Task instructions — Write out the material exactly, without any of its pictures.

☆ ☆ ☆

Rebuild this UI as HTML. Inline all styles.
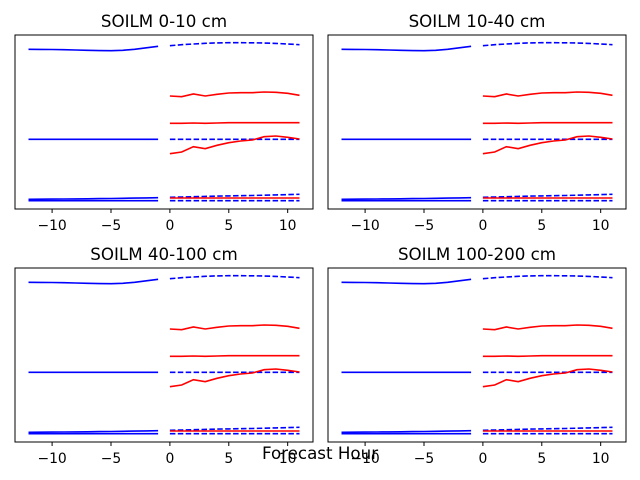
<!DOCTYPE html>
<html><head><meta charset="utf-8"><style>
body{margin:0;background:#fff}
svg{display:block;font-family:"DejaVu Sans","Liberation Sans",sans-serif}
</style></head><body>
<svg id="fig" width="640" height="480"></svg>
<script>
const panelTitles=["SOILM 0-10 cm","SOILM 10-40 cm","SOILM 40-100 cm","SOILM 100-200 cm"];
const xTicks=[-10,-5,0,5,10];
const pastHours=[-12,-11,-10,-9,-8,-7,-6,-5,-4,-3,-2,-1];
const fcstHours=[0,1,2,3,4,5,6,7,8,9,10,11];
const pastTop=[159.7,159.6,159.5,159.3,159.0,158.7,158.4,158.3,158.7,159.7,161.2,162.7];
const pastMid=[69.7,69.7,69.7,69.7,69.7,69.7,69.7,69.7,69.7,69.7,69.7,69.7];
const pastLow1=[8.3,8.3,8.3,8.3,8.3,8.3,8.3,8.3,8.3,8.3,8.3,8.3];
const pastLow2=[9.7,9.8,9.9,10.0,10.1,10.2,10.4,10.5,10.7,10.9,11.1,11.3];
const fcstTop=[163.3,164.3,165.0,165.7,166.1,166.3,166.3,166.2,166.0,165.6,165.0,164.3];
const fcstMid=[69.7,69.7,69.7,69.7,69.7,69.7,69.7,69.7,69.7,69.7,69.7,69.7];
const fcstLow1=[8.3,8.3,8.3,8.3,8.3,8.3,8.3,8.3,8.3,8.3,8.3,8.3];
const fcstLow2=[11.7,12.0,12.3,12.6,12.9,13.1,13.3,13.5,13.8,14.1,14.4,14.7];
const redTop=[113,112.3,115,113,114.7,116,116.3,116.3,117,116.7,115.7,113.7];
const redMid=[85.7,85.7,86,85.7,86,86.3,86.3,86.3,86.3,86.3,86.3,86.3];
const redLow=[55.3,57,62.3,60.3,63.7,66.3,68,69,72.3,73,71.7,70];
const redBot=[11,11,11,11,11,11,11,11,11,11,11,11];
const NS="http://www.w3.org/2000/svg";
const fig=document.getElementById('fig');
function mk(tag,attrs,parent){const e=document.createElementNS(NS,tag);for(const k in attrs)e.setAttribute(k,attrs[k]);(parent||fig).appendChild(e);return e;}
const boxes=[[15,35],[328,35],[15,268],[328,268]];
const W=298,H=174,xmin=-13.15,xmax=12.15,ymin=0,ymax=174;
boxes.forEach((b,i)=>{
  const g=mk('g',{});
  
  
  const sx=v=>b[0]+(v-xmin)/(xmax-xmin)*W;
  const sy=v=>b[1]+H-(v-ymin)/(ymax-ymin)*H;
  const t=mk('text',{x:b[0]+W/2,y:b[1]-8,'text-anchor':'middle','font-size':'16.7'},g);
  t.textContent=panelTitles[i];
  
  
  const series=[[pastHours,pastTop,'blue',''],[pastHours,pastMid,'blue',''],[pastHours,pastLow1,'blue',''],[pastHours,pastLow2,'blue',''],
    [fcstHours,fcstTop,'blue','5.5,2.4'],[fcstHours,fcstMid,'blue','5.5,2.4'],[fcstHours,fcstLow1,'blue','5.5,2.4'],[fcstHours,fcstLow2,'blue','5.5,2.4'],
    [fcstHours,redTop,'red',''],[fcstHours,redMid,'red',''],[fcstHours,redLow,'red',''],[fcstHours,redBot,'red','']];
  series.forEach((s,j)=>{
    const pts=s[0].map((h,k)=>sx(h).toFixed(1)+','+sy(s[1][k]).toFixed(1)).join(' ');
    const a={points:pts,fill:'none',stroke:s[2],'stroke-width':'1.6'};
    if(s[3])a['stroke-dasharray']=s[3];
    const p=mk('polyline',a,g);
    
    
  });
  const r=mk('rect',{x:b[0],y:b[1],width:W,height:H,fill:'none',stroke:'#000','stroke-width':'1'},g);
  
  
  xTicks.forEach(v=>{
    const x=sx(v);
    const tk=mk('line',{x1:x,x2:x,y1:b[1]+H,y2:b[1]+H+4,stroke:'#000'},g);
    
    
    const l=mk('text',{x:x,y:b[1]+H+21,'text-anchor':'middle','font-size':'13.9'},g);
    l.textContent=v<0?'\u2212'+(-v):String(v);
    
    
  });
});
const xl=mk('text',{x:320,y:459,'text-anchor':'middle','font-size':'16.7'});
xl.textContent='Forecast Hour';


</script>
</body></html>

☆ ☆ ☆

Task solution —
Rebuild this UI as HTML. Inline all styles.
<!DOCTYPE html>
<html><head><meta charset="utf-8"><style>
body{margin:0;background:#fff}
svg{display:block;font-family:"DejaVu Sans","Liberation Sans",sans-serif}
</style></head><body>
<svg id="fig" width="640" height="480"></svg>
<script>
const panelTitles=["SOILM 0-10 cm","SOILM 10-40 cm","SOILM 40-100 cm","SOILM 100-200 cm"];
const xTicks=[-10,-5,0,5,10];
const pastHours=[-12,-11,-10,-9,-8,-7,-6,-5,-4,-3,-2,-1];
const fcstHours=[0,1,2,3,4,5,6,7,8,9,10,11];
const pastTop=[159.7,159.6,159.5,159.3,159.0,158.7,158.4,158.3,158.7,159.7,161.2,162.7];
const pastMid=[69.7,69.7,69.7,69.7,69.7,69.7,69.7,69.7,69.7,69.7,69.7,69.7];
const pastLow1=[8.3,8.3,8.3,8.3,8.3,8.3,8.3,8.3,8.3,8.3,8.3,8.3];
const pastLow2=[9.7,9.8,9.9,10.0,10.1,10.2,10.4,10.5,10.7,10.9,11.1,11.3];
const fcstTop=[163.3,164.3,165.0,165.7,166.1,166.3,166.3,166.2,166.0,165.6,165.0,164.3];
const fcstMid=[69.7,69.7,69.7,69.7,69.7,69.7,69.7,69.7,69.7,69.7,69.7,69.7];
const fcstLow1=[8.3,8.3,8.3,8.3,8.3,8.3,8.3,8.3,8.3,8.3,8.3,8.3];
const fcstLow2=[11.7,12.0,12.3,12.6,12.9,13.1,13.3,13.5,13.8,14.1,14.4,14.7];
const redTop=[113,112.3,115,113,114.7,116,116.3,116.3,117,116.7,115.7,113.7];
const redMid=[85.7,85.7,86,85.7,86,86.3,86.3,86.3,86.3,86.3,86.3,86.3];
const redLow=[55.3,57,62.3,60.3,63.7,66.3,68,69,72.3,73,71.7,70];
const redBot=[11,11,11,11,11,11,11,11,11,11,11,11];
const NS="http://www.w3.org/2000/svg";
const fig=document.getElementById('fig');
function mk(tag,attrs,parent){const e=document.createElementNS(NS,tag);for(const k in attrs)e.setAttribute(k,attrs[k]);(parent||fig).appendChild(e);return e;}
const boxes=[[15,35],[328,35],[15,268],[328,268]];
const W=298,H=174,xmin=-13.15,xmax=12.15,ymin=0,ymax=174;
boxes.forEach((b,i)=>{
  const g=mk('g',{});
  
  
  const sx=v=>b[0]+(v-xmin)/(xmax-xmin)*W;
  const sy=v=>b[1]+H-(v-ymin)/(ymax-ymin)*H;
  const t=mk('text',{x:b[0]+W/2,y:b[1]-8,'text-anchor':'middle','font-size':'16.7'},g);
  t.textContent=panelTitles[i];
  
  
  const series=[[pastHours,pastTop,'blue',''],[pastHours,pastMid,'blue',''],[pastHours,pastLow1,'blue',''],[pastHours,pastLow2,'blue',''],
    [fcstHours,fcstTop,'blue','5.5,2.4'],[fcstHours,fcstMid,'blue','5.5,2.4'],[fcstHours,fcstLow1,'blue','5.5,2.4'],[fcstHours,fcstLow2,'blue','5.5,2.4'],
    [fcstHours,redTop,'red',''],[fcstHours,redMid,'red',''],[fcstHours,redLow,'red',''],[fcstHours,redBot,'red','']];
  series.forEach((s,j)=>{
    const pts=s[0].map((h,k)=>sx(h).toFixed(1)+','+sy(s[1][k]).toFixed(1)).join(' ');
    const a={points:pts,fill:'none',stroke:s[2],'stroke-width':'1.6'};
    if(s[3])a['stroke-dasharray']=s[3];
    const p=mk('polyline',a,g);
    
    
  });
  const r=mk('rect',{x:b[0],y:b[1],width:W,height:H,fill:'none',stroke:'#000','stroke-width':'1'},g);
  
  
  xTicks.forEach(v=>{
    const x=sx(v);
    const tk=mk('line',{x1:x,x2:x,y1:b[1]+H,y2:b[1]+H+4,stroke:'#000'},g);
    
    
    const l=mk('text',{x:x,y:b[1]+H+21,'text-anchor':'middle','font-size':'13.9'},g);
    l.textContent=v<0?'\u2212'+(-v):String(v);
    
    
  });
});
const xl=mk('text',{x:320,y:459,'text-anchor':'middle','font-size':'16.7'});
xl.textContent='Forecast Hour';


</script>
</body></html>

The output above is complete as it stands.